Required work :: Select from the records below every line that has the word "this" in it.

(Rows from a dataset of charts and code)
★ ★ ★ ★

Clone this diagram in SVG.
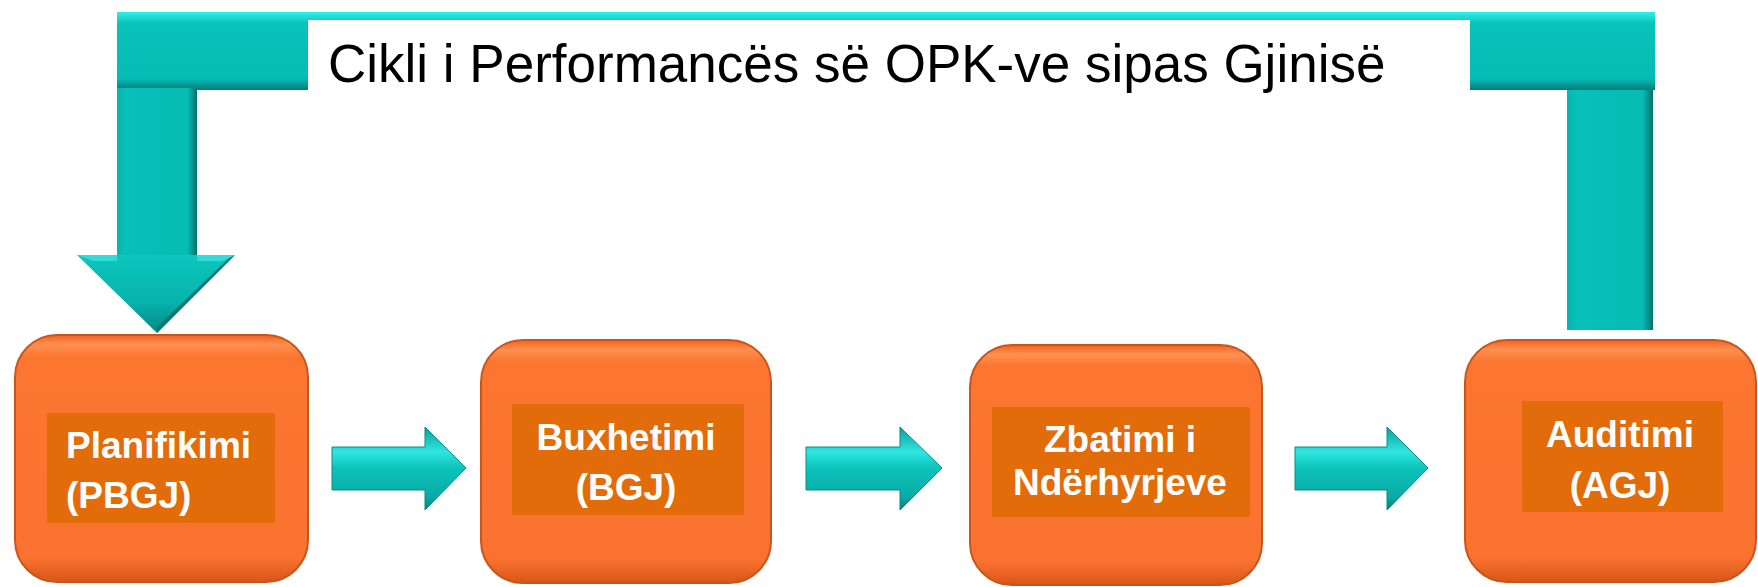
<svg xmlns="http://www.w3.org/2000/svg" width="1758" height="587" viewBox="0 0 1758 587">
  <defs>
    <linearGradient id="og" x1="0" y1="0" x2="0" y2="1">
      <stop offset="0" stop-color="#F0641E"/>
      <stop offset="0.04" stop-color="#FF9050"/>
      <stop offset="0.09" stop-color="#FB7630"/>
      <stop offset="0.9" stop-color="#FA7230"/>
      <stop offset="1" stop-color="#D85618"/>
    </linearGradient>
    <linearGradient id="tgh" x1="0" y1="0" x2="0" y2="1">
      <stop offset="0" stop-color="#30F0EA"/>
      <stop offset="0.15" stop-color="#08C2BA"/>
      <stop offset="0.85" stop-color="#06BCB5"/>
      <stop offset="1" stop-color="#047C78"/>
    </linearGradient>
    <linearGradient id="tgv" x1="0" y1="0" x2="1" y2="0">
      <stop offset="0" stop-color="#0AB2AC"/>
      <stop offset="0.1" stop-color="#07C0B9"/>
      <stop offset="0.88" stop-color="#06BCB5"/>
      <stop offset="1" stop-color="#04706C"/>
    </linearGradient>
    <linearGradient id="thd" x1="0" y1="0" x2="0" y2="1">
      <stop offset="0" stop-color="#0CC6BF"/>
      <stop offset="0.6" stop-color="#07B3AC"/>
      <stop offset="1" stop-color="#058883"/>
    </linearGradient>
    <linearGradient id="tsa" x1="0" y1="0" x2="0" y2="1">
      <stop offset="0" stop-color="#0B9E99"/>
      <stop offset="0.3" stop-color="#2FE6E0"/>
      <stop offset="0.5" stop-color="#0CC3BC"/>
      <stop offset="0.85" stop-color="#0AA9A3"/>
      <stop offset="1" stop-color="#06807C"/>
    </linearGradient>
    <style>
      .node { fill: url(#og); stroke: #C8561C; stroke-width: 2; }
      .lab { fill: #E36C0A; }
      .t { font-family: "Liberation Sans", Arial, sans-serif; font-weight: bold; font-size: 37px; fill: #FFFFFF; }
      .title { font-family: "Liberation Sans", Arial, sans-serif; font-size: 53px; fill: #000000; }
      .sa { fill: url(#tsa); stroke: #078C87; stroke-width: 1; }
    </style>
  </defs>
  <rect x="0" y="0" width="1758" height="587" fill="#FFFFFF"/>

  <g id="connectors">
    <g id="feedback-arrow">
      <rect x="117" y="12" width="1538" height="78" fill="url(#tgh)"/>
      <rect x="117" y="88" width="80" height="167" fill="url(#tgv)"/>
      <path d="M77,255 L235,255 L157,333 Z" fill="url(#thd)"/>
      <path d="M77,255 L117,255 L117,261 L93,261 Z" fill="#30DCD6"/>
      <path d="M197,255 L235,255 L223,261 L197,261 Z" fill="#30DCD6"/>
      <path d="M157,333 L235,255 L228,259 L157,327 Z" fill="#067A76"/>
      <rect x="1567" y="90" width="86" height="240" fill="url(#tgv)"/>
    </g>
    <polygon id="arrow-1-2" class="sa" points="332,447 425,447 425,427 466,468 425,510 425,490 332,490"/>
    <polygon id="arrow-2-3" class="sa" points="806,447 900,447 900,427 942,468 900,510 900,490 806,490"/>
    <polygon id="arrow-3-4" class="sa" points="1295,447 1387,447 1387,427 1428,468 1387,510 1387,490 1295,490"/>
  </g>

  <g id="title">
    <rect x="308" y="20" width="1162" height="82" fill="#FFFFFF"/>
    <text class="title" x="328" y="82">Cikli i Performancës së OPK-ve sipas Gjinisë</text>
  </g>

  <g id="node-planifikimi">
    <rect class="node" x="15" y="335" width="293" height="247" rx="42" ry="42"/>
    <rect class="lab" x="47" y="413" width="228" height="110"/>
    <text class="t" x="66" y="458">Planifikimi</text>
    <text class="t" x="66" y="508">(PBGJ)</text>
  </g>

  <g id="node-buxhetimi">
    <rect class="node" x="481" y="340" width="290" height="243" rx="42" ry="42"/>
    <rect class="lab" x="512" y="404" width="232" height="111"/>
    <text class="t" x="626" y="450" text-anchor="middle">Buxhetimi</text>
    <text class="t" x="626" y="500" text-anchor="middle">(BGJ)</text>
  </g>

  <g id="node-zbatimi">
    <rect class="node" x="970" y="345" width="292" height="240" rx="42" ry="42"/>
    <rect class="lab" x="992" y="407" width="258" height="110"/>
    <text class="t" x="1120" y="452" text-anchor="middle">Zbatimi i</text>
    <text class="t" x="1120" y="495" text-anchor="middle">Ndërhyrjeve</text>
  </g>

  <g id="node-auditimi">
    <rect class="node" x="1465" y="340" width="291" height="242" rx="42" ry="42"/>
    <rect class="lab" x="1522" y="401" width="201" height="111"/>
    <text class="t" x="1620" y="447" text-anchor="middle">Auditimi</text>
    <text class="t" x="1620" y="498" text-anchor="middle">(AGJ)</text>
  </g>
</svg>
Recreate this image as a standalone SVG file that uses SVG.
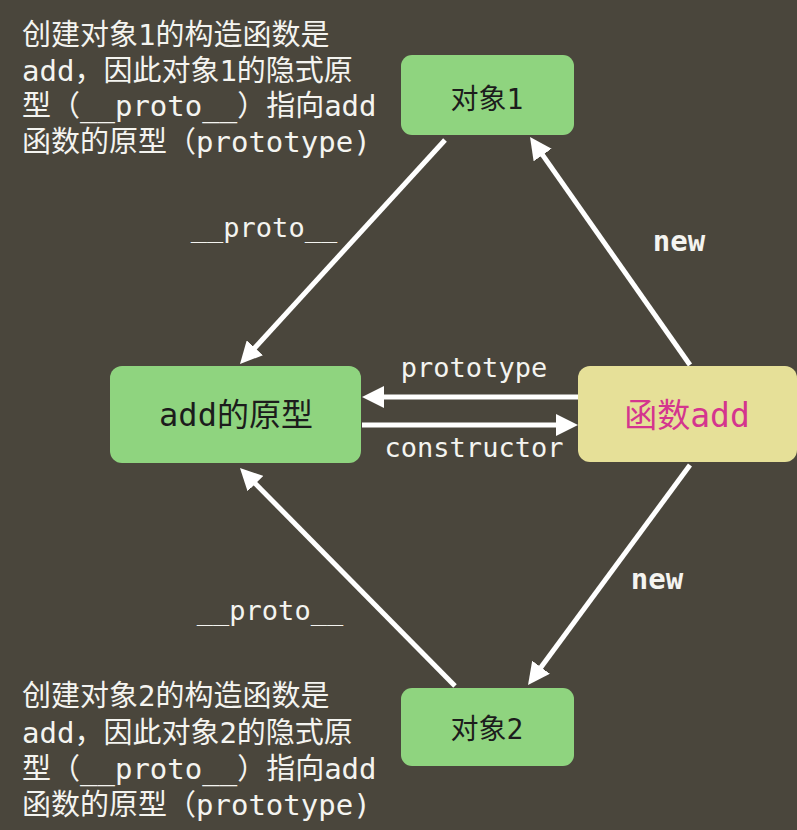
<svg xmlns="http://www.w3.org/2000/svg" width="797" height="830" viewBox="0 0 797 830">
<defs>
<marker id="ah" markerUnits="userSpaceOnUse" viewBox="0 0 22 22" markerWidth="22" markerHeight="22" refX="6" refY="11" orient="auto">
<path d="M0,0 L22,11 L0,22 z" fill="#ffffff"/>
</marker>
<style>
.bg{fill:#4a463c}
.g{fill:#8fd47f}
.y{fill:#e6e098}
.nt{font-family:"DejaVu Sans Mono","Noto Sans CJK SC",monospace;fill:#1c1c1c;text-anchor:middle}
.lbl{font-family:"DejaVu Sans Mono","Noto Sans CJK SC",monospace;fill:#f4f4f0;font-size:27px;text-anchor:middle}
.new{font-family:"DejaVu Sans Mono",monospace;fill:#f4f4f0;font-size:29px;font-weight:bold;text-anchor:middle}
.note{font-family:"DejaVu Sans Mono","Noto Sans CJK SC",monospace;fill:#f4f4f0;font-size:29px}
.c line{stroke:#ffffff;stroke-width:5;marker-end:url(#ah)}
</style>
</defs>
<rect class="bg" x="0" y="0" width="797" height="830"/>

<g id="note1" class="note">
<text x="22" y="45">创建对象1的构造函数是</text>
<text x="22" y="81">add，因此对象1的隐式原</text>
<text x="22" y="116">型（__proto__）指向add</text>
<text x="22" y="152">函数的原型（prototype)</text>
</g>
<g id="note2" class="note">
<text x="22" y="706">创建对象2的构造函数是</text>
<text x="22" y="743">add，因此对象2的隐式原</text>
<text x="22" y="779">型（__proto__）指向add</text>
<text x="22" y="815">函数的原型（prototype)</text>
</g>

<g class="c" id="connectors">
<line x1="445" y1="140" x2="250.8" y2="352.2"/>
<line x1="690" y1="365" x2="539.2" y2="150.1"/>
<line x1="578" y1="397" x2="378" y2="397"/>
<line x1="362" y1="425" x2="562" y2="425"/>
<line x1="690" y1="465" x2="537.5" y2="672.1"/>
<line x1="455" y1="686" x2="251.2" y2="479.4"/>
<text class="lbl" x="264" y="237">__proto__</text>
<text class="new" x="679" y="251">new</text>
<text class="lbl" x="474" y="377">prototype</text>
<text class="lbl" x="474" y="457">constructor</text>
<text class="new" x="657" y="589">new</text>
<text class="lbl" x="270" y="620">__proto__</text>
</g>

<g id="obj1">
<rect class="g" x="401" y="55" width="173" height="80" rx="11"/>
<text class="nt" x="487" y="109" font-size="28">对象1</text>
</g>
<g id="addProto">
<rect class="g" x="110" y="366" width="251" height="97" rx="12"/>
<text class="nt" x="236" y="426" font-size="32">add的原型</text>
</g>
<g id="fnAdd">
<rect class="y" x="578" y="366" width="219" height="96" rx="12"/>
<text class="nt" x="687" y="427" font-size="33" style="fill:#d4358e">函数add</text>
</g>
<g id="obj2">
<rect class="g" x="401" y="688" width="173" height="78" rx="11"/>
<text class="nt" x="487" y="739" font-size="28">对象2</text>
</g>
</svg>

★ ★ ★ ★

Expected output ::
Clone this diagram in SVG.
Recreate this image as a standalone SVG file that uses SVG.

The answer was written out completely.